Portland Trail Blazers at Golden State Warriors: Injuries, How to Watch


The Portland Trail Blazers are back at home for two more games to wrap up the season. First up is the Golden State Warriors. This a must-win game for the Warriors, who find themselves in a precarious position after their shocking loss to the San Antonio Spurs on Wednesday, 114-111. The Warriors need to win their last two games to be sure of avoiding the play-in. In fact, wins against the Blazers and their Sunday night finale against the Los Angeles Clippers could see them move up as high as the 4 seed if other results went their way. A loss, however, means they’d need help to stay out of the play-in, a fate they are desperate to avoid. The play-in doesn’t have a long history, but the Warriors have a disastrous track record. They lost to both the Los Angeles Lakers and the Memphis Grizzlies in 2021, and they bowed out to the Sacramento Kings last season.

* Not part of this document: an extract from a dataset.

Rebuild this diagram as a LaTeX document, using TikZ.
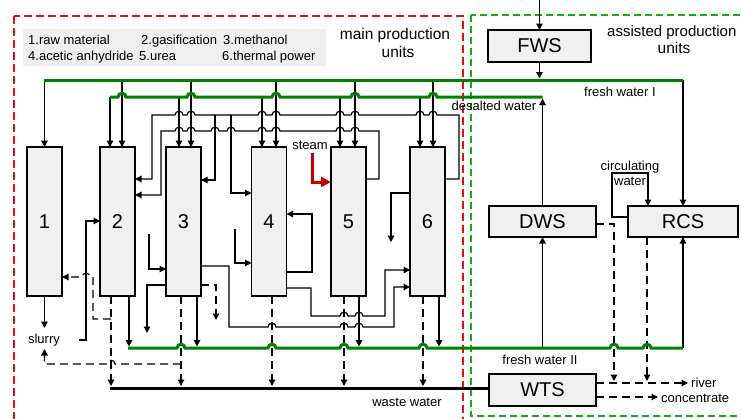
\documentclass[tikz,border=0pt]{standalone}
\usepackage{fontspec}
\setmainfont{Liberation Sans}
\usetikzlibrary{arrows.meta,calc}
\definecolor{boxgray}{HTML}{F0F0F0}
\definecolor{legendgray}{HTML}{EFEFEF}
\definecolor{fwgreen}{HTML}{008000}
\definecolor{framered}{HTML}{E01010}
\definecolor{framegreen}{HTML}{10B010}
\definecolor{steamred}{HTML}{C00000}
\newcommand\hopR[2]{-- ({#1-4},#2) .. controls ({#1-4},{#2-5}) and ({#1+4},{#2-5}) .. ({#1+4},#2)}
\newcommand\hopL[2]{-- ({#1+4},#2) .. controls ({#1+4},{#2-5}) and ({#1-4},{#2-5}) .. ({#1-4},#2)}
\begin{document}
\begin{tikzpicture}[x=1pt,y=-1pt,
  >={Triangle[length=6.5pt,width=6.5pt]},
  ln/.style={line width=1.2pt,black},
  dsh/.style={line width=1.2pt,black,dash pattern=on 8pt off 5pt},
  grn/.style={line width=3pt,color=fwgreen},
  wwline/.style={line width=3pt,black},
  unitbox/.style={draw,line width=1.3pt,fill=boxgray,inner sep=0pt,outer sep=0pt,minimum width=35pt,minimum height=149pt,font=\fontsize{20}{24}\selectfont},
  sbox/.style={draw,line width=1.3pt,fill=boxgray,inner sep=0pt,outer sep=0pt,minimum height=32pt,font=\fontsize{20}{24}\selectfont},
  lbl/.style={inner sep=0pt,font=\fontsize{13}{15}\selectfont},
  ttl/.style={inner sep=0pt,font=\fontsize{15.5}{18}\selectfont},
]
\useasboundingbox (0,0) rectangle (741,418);
\clip (0,0) rectangle (741,418);

% frames
\draw[framered,line width=1.1pt,dash pattern=on 8pt off 4pt] (14,16) rectangle (463,440);
\draw[framegreen,line width=1.1pt,dash pattern=on 7pt off 4pt] (471,15) rectangle (760,416);

% legend
\fill[legendgray] (23,29) rectangle (326,66);
\node[lbl,anchor=base west] (l1) at (28,44) {1.raw material};
\node[lbl,anchor=base west] (l2) at (141,44) {2.gasification};
\node[lbl,anchor=base west] (l3) at (223,44) {3.methanol};
\node[lbl,anchor=base west] (l4) at (28,60) {4.acetic anhydride};
\node[lbl,anchor=base west] (l5) at (139,60) {5.urea};
\node[lbl,anchor=base west] (l6) at (222,60) {6.thermal power};

% titles
\node[ttl,anchor=base] (mp1) at (395,39) {main production};
\node[ttl,anchor=base] (mp2) at (398,57) {units};
\node[ttl,anchor=base west,font=\fontsize{15}{18}\selectfont] (ap1) at (607,36) {assisted production};
\node[ttl,anchor=base] (ap2) at (674,53) {units};

% boxes
\node[unitbox] (u1) at (44.5,221.5) {1};
\node[unitbox] (u2) at (117.5,221.5) {2};
\node[unitbox] (u3) at (183.5,221.5) {3};
\node[unitbox] (u4) at (269,221.5) {4};
\node[unitbox] (u5) at (348.5,221.5) {5};
\node[unitbox] (u6) at (427.5,221.5) {6};
\node[sbox,minimum width=103pt] (fws) at (539.5,46) {FWS};
\node[sbox,minimum width=107pt,minimum height=31pt] (dws) at (542.5,221.5) {DWS};
\node[sbox,minimum width=110pt,minimum height=31pt] (rcs) at (683,221.5) {RCS};
\node[sbox,minimum width=107pt] (wts) at (542.5,390) {WTS};

% drops from fresh water I and desalted water
\draw[ln,->] (44.5,80) -- (u1.north);
\draw[ln,->] (122,80) -- ($(u2.north west)+(22,0)$);
\draw[ln,->] (110,97) -- ($(u2.north west)+(10,0)$);
\draw[ln,->] (191,80) -- ($(u3.north west)+(25,0)$);
\draw[ln,->] (179,97) -- ($(u3.north west)+(13,0)$);
\draw[ln,->] (276,80) -- ($(u4.north west)+(24.5,0)$);
\draw[ln,->] (262,97) -- ($(u4.north west)+(10.5,0)$);
\draw[ln,->] (355,80) -- ($(u5.north west)+(24,0)$);
\draw[ln,->] (340,97) -- ($(u5.north west)+(9,0)$);
\draw[ln,->] (433,80) -- ($(u6.north west)+(23,0)$);
\draw[ln,->] (420,97) -- ($(u6.north west)+(10,0)$);

% bus A (from unit 6)
\draw[ln,->] ($(u6.north east)+(0,32)$) -- (459,179) -- (459,115) \hopL{433}{115} \hopL{420}{115} \hopL{355}{115} \hopL{340}{115} \hopL{276}{115} \hopL{262}{115} \hopL{191}{115} \hopL{179}{115} -- (152,115) -- (152,179) -- ($(u2.north east)+(0,32)$);
\draw[ln,->] (215,115) -- (215,180) -- ($(u3.north east)+(0,33)$);
\draw[ln,->] (231,115) -- (231,193) -- ($(u4.north west)+(0,46)$);
% bus B (from unit 5)
\draw[ln,->] ($(u5.north east)+(0,32)$) -- (379,179) -- (379,131) \hopL{355}{131} \hopL{340}{131} \hopL{276}{131} \hopL{262}{131} \hopL{231}{131} \hopL{215}{131} \hopL{191}{131} \hopL{179}{131} -- (161,131) -- (161,195) -- ($(u2.north east)+(0,48)$);

% steam
\draw[line width=3pt,color=steamred,-{Triangle[length=10pt,width=10pt]}] (312,153) -- (312,182) -- ($(u5.north west)+(0,35)$);
\node[lbl,anchor=base] (steam) at (310,149) {steam};

% unit 4 loop and inputs
\draw[ln,->] ($(u4.north east)+(0,125)$) -- (312,272) -- (312,214) -- ($(u4.north east)+(0,67)$);
\draw[ln,->] (235,229) -- (235,263) -- ($(u4.north west)+(0,116)$);
% unit 3 side streams
\draw[ln,->] (149,234) -- (149,269) -- ($(u3.north west)+(0,122)$);
\draw[ln,->] ($(u3.north west)+(0,138)$) -- (147,285) -- (147,333);
\draw[dsh,->] ($(u3.north east)+(0,138)$) -- (216,285) -- (216,320);
\draw[ln,->] ($(u3.north east)+(0,119)$) -- (229,266) -- (229,327) \hopR{272}{327} \hopR{344}{327} \hopR{359}{327} -- (394,327) -- (394,287) -- ($(u6.north west)+(0,140)$);
\draw[ln,->] ($(u4.north east)+(0,141)$) -- (311,288) -- (311,316) \hopR{344}{316} \hopR{359}{316} -- (385,316) -- (385,270) -- ($(u6.north west)+(0,123)$);
% unit 6 left output
\draw[ln,->] ($(u6.north west)+(0,46)$) -- (391,193) -- (391,242);

% slurry
\draw[ln,->] (79,340) -- (86,340) -- (86,221) -- ($(u2.north west)+(0,74)$);
\draw[ln,->] (u1.south) -- (44.5,328);
\node[lbl,anchor=base] (slurry) at (44,343) {slurry};
\draw[dsh,->] (111,319) -- (93,319) -- (93,277) \hopL{86}{277} -- ($(u1.north east)+(0,130)$);
\draw[dsh,->] (181,364) \hopL{111}{364} -- (44.5,364) -- (44.5,349);

% dashed to waste water
\draw[dsh,->] ($(u2.south west)+(11,0)$) -- (111,386);
\draw[dsh,->] ($(u3.south west)+(15,0)$) -- (181,386);
\draw[dsh,->] ($(u4.south west)+(20.5,0)$) -- (272,386);
\draw[dsh,->] ($(u5.south west)+(13,0)$) -- (344,386);
\draw[dsh,->] ($(u6.south west)+(13,0)$) -- (423,386);

% solids to fresh water II
\draw[ln,->] ($(u2.south west)+(29,0)$) -- (129,346.5);
\draw[ln,->] ($(u3.south west)+(31,0)$) -- (197,346.5);
\draw[ln,->] ($(u5.south west)+(28,0)$) -- (359,346.5);
\draw[ln,->] ($(u6.south west)+(29,0)$) -- (439,346.5);

% assisted units connections
\draw[ln,->] (539.5,0) -- (fws.north);
\draw[ln,->] (fws.south) -- (539.5,78.5);
\draw[ln,->] (683,80) -- (rcs.north);
\draw[ln,->] (dws.north) -- (542.5,98.5);
\draw[ln,->] (683,348) -- (rcs.south);
\draw[ln,->] (542.5,348) -- (dws.south);
\draw[ln,->] ($(rcs.north west)+(0,11)$) -- (612,217) -- (612,173) -- (648,173) -- ($(rcs.north west)+(20,0)$);
\draw[dsh,->] ($(dws.north east)+(0,18)$) -- (614,224) -- (614,381);
\draw[dsh,->] ($(rcs.south west)+(19,0)$) -- (647,381);
\draw[dsh,->] ($(wts.north east)+(0,9)$) -- (688,383);
\draw[dsh,->] ($(wts.north east)+(0,23)$) -- (658,397);

% green lines
\draw[grn] (44,80) -- (683,80);
\draw[grn] (110,97) \hopR{122}{97} \hopR{191}{97} \hopR{276}{97} \hopR{355}{97} \hopR{433}{97} -- (542.5,97);
\draw[grn] (128,348) \hopR{181}{348} \hopR{272}{348} \hopR{344}{348} \hopR{423}{348} \hopR{614}{348} \hopR{647}{348} -- (683,348);
% waste water line
\draw[wwline] (110,388) -- ($(wts.north west)+(0,14)$);

% labels
\node[lbl,anchor=base] (dwlab) at (494,110) {desalted water};
\node[lbl,anchor=base] (fw1lab) at (620,96) {fresh water I};
\node[lbl,anchor=base] (circ1) at (630,170) {circulating};
\node[lbl,anchor=base] (circ2) at (630,185) {water};
\node[lbl,anchor=base] (fw2lab) at (540,364) {fresh water II};
\node[lbl,anchor=base] (wwlab) at (407,406) {waste water};
\node[lbl,anchor=base west] (river) at (691,387) {river};
\node[lbl,anchor=base west] (conc) at (661,402) {concentrate};
\end{tikzpicture}
\end{document}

The Blazers are eliminated from the post season, so their only incentive to win at this point is pride. With respect to lottery odds, a loss could keep them in the running to move up slightly in terms of ping pong balls. While the Blazers currently have the same record as the Phoenix Suns, the Suns haven’t won in eight games, so getting help from them isn’t something we should bank on. There’s also the Miami Heat in the other conference, a game ahead of the Blazers but destined for the play-in. If you’re rooting for the Blazers to have slightly better lottery odds, you’re rooting for Portland losses and Suns and Heat wins,

Portland Trail Blazers (35-45) vs. Golden State Warriors (47-33) – Fri. Apr. 11 – 7pm Pacific

How to watch via antenna or cable: See your options on the Rip City Television Network

How to watch via streaming: BlazerVision in Oregon and Washington; League Pass everywhere else

Trail Blazers injuries: Shaedon Sharpe (questionable); Deni Avdija (doubtful); Anfernee Simons, Deandre Ayton, Scoot Henderson, Bryce McGowens, Jerami Grant, Robert Williams III (out).

Warriors injuries: Gary Payton II, Quinten Post (questionable)

SB Nation Affiliate: Golden State of Mind

What to Watch For

For one team to be trying harder than the other. Look, we’re not saying that players or coaches are ever okay with losing. With the infinitesimally rare exception, they aren’t. However, ORGANIZATIONS certainly understand the value of a better draft pick and often act accordingly. In this game, you have a real “unstoppable force meets extremely movable object” situation with the Warriors gunning for a win and the Blazers gunning for a few extra ping pong balls. With home court advantage still within reach, expect the visitors to be running as hard as they can through the tape as the home team stares at their best players sitting on the bench in street clothes.

What Others Are Saying

Daniel Hardee of Golden State of Mind gives us a look into the Warriors fanbase after their rough loss to the lowly San Antonio Spurs:

The Warriors’ playoff picture, once seemingly secure after the Butler acquisition, now hangs in limbo. They’ve slipped into the seventh seed, staring directly at the play-in tournament with Minnesota. All because Harrison Barnes, the ghost of Finals past, returned to haunt the franchise that replaced him with greatness. Maybe somewhere, LeBron James raised a glass of wine watching the highlight. After all, Barnes’ cold streak in 2016 helped deliver him a championship. Now Barnes’ hot hand might just help deliver the Warriors into playoff purgatory.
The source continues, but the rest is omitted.